In fact, I’d argue, “trying to be funny” is the exact opposite of being funny. If your reader or audience or friends can tell there’s any effort whatsoever, the witty effect disappears. Although I’d never, ever argue that the stars of comedy put no work into what they do — on the contrary, most of the greats worked harder on their material and skills than anyone else — the end result was humour that seemed effortless, natural, like breathing. After all, isn’t that what they always say? The truly great performers, be they comedians, actors, athletes, orators, artists, writers — anything — are the ones who make you walk away feeling, “Wow, that was so awesome… and yet so easy! I could do that!”

What I’m saying is, I want to be in an improv musical. Who’s with me?

* As opposed to, “Yeah, it’s about X, Y, and Z — see what you think.”

** And, perhaps, my habit of finding things not intended to be funny much funnier than anything written to make me laugh. Sorry, House, M. D., The X Files, the Harry Potter movies… pretty much everything I’ve ever watched that wasn’t a comedy, ever.

*** Translated from Canadian Improv Games coaches’ jargon, saying, “NO” in a scene means rejecting the implicit or explicit contributions of your scene partners.
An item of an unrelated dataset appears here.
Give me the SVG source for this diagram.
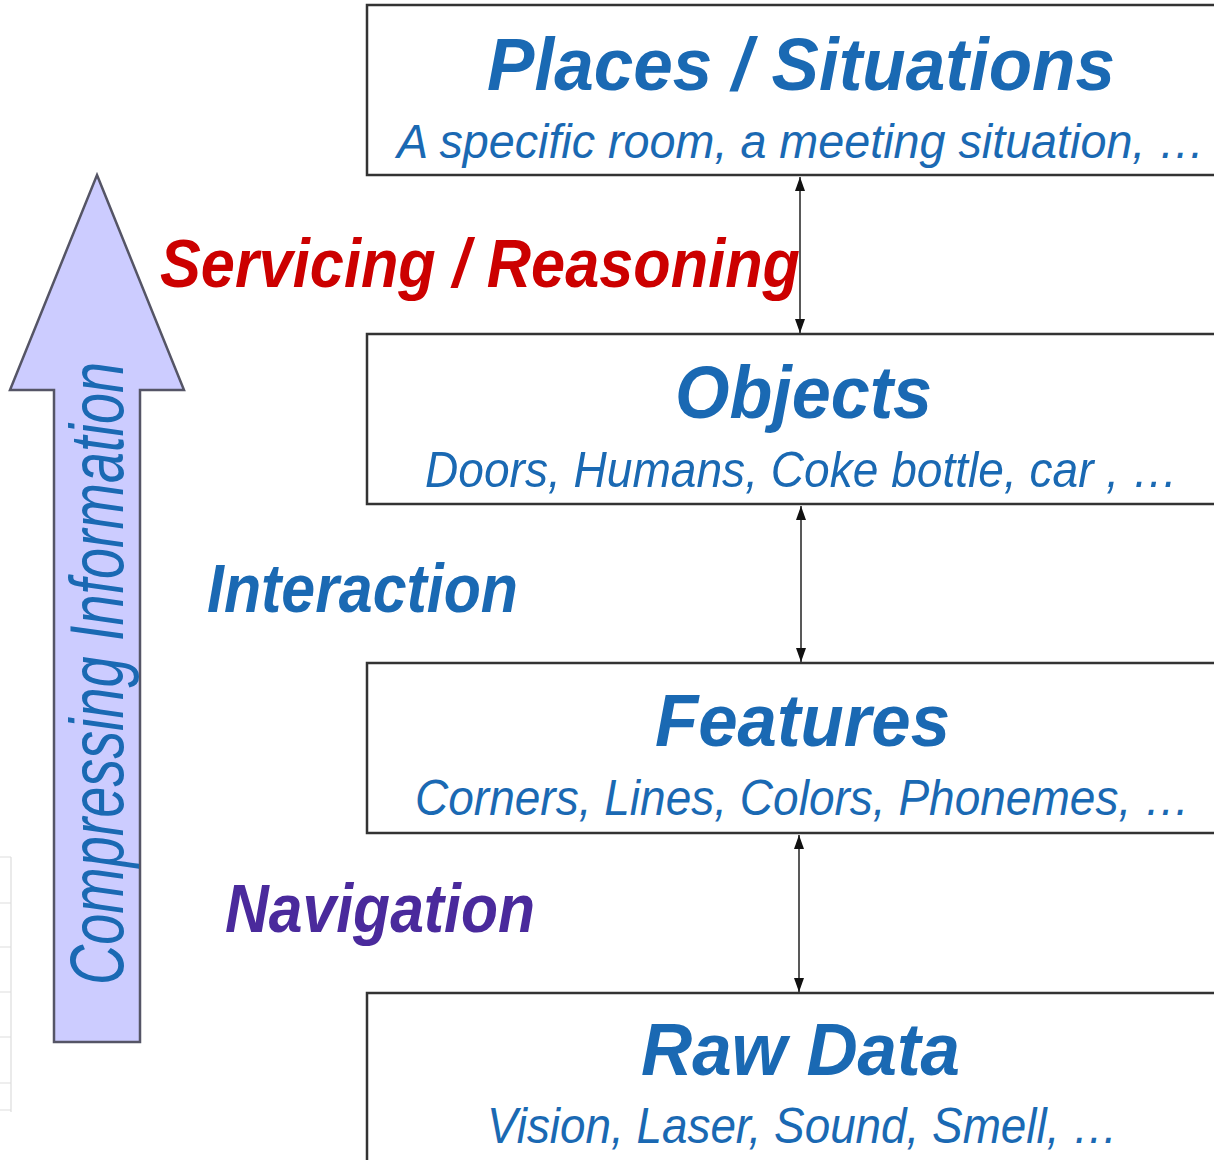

This can mean anything from deliberately shifting the story in another direction (your scene partner has obviously just started a major plot about your characters falling in love, but you are determined that this scene will be an action-movie scene and therefore keep minimizing the love plot in order to jam in stuff about fighting terrorists); to purposely contradicting things your scene partner has said (she mentions that you’re in Alaska, and you loudly talk about the palm trees around you); to literally saying, “No” to others’ suggestions ( “I have an idea! We should go ask the wise old man about the prophecy!” “No.”).

**** CIG coaches’ jargon, part 2: “plug and play” means having some agreed-upon structure that incorporates audience’s suggestions without having them profoundly change the scene. For example, your team asks the audience to suggest an object. But you already know that whatever response you get, you will just do the same film-noir scene about Sam Spade that you’ve practiced a million times before, with him searching for “The Black [thing the audience named]”. Plug and play is generally considered bad form, like an Olympic gymnast stumbling while landing a flip.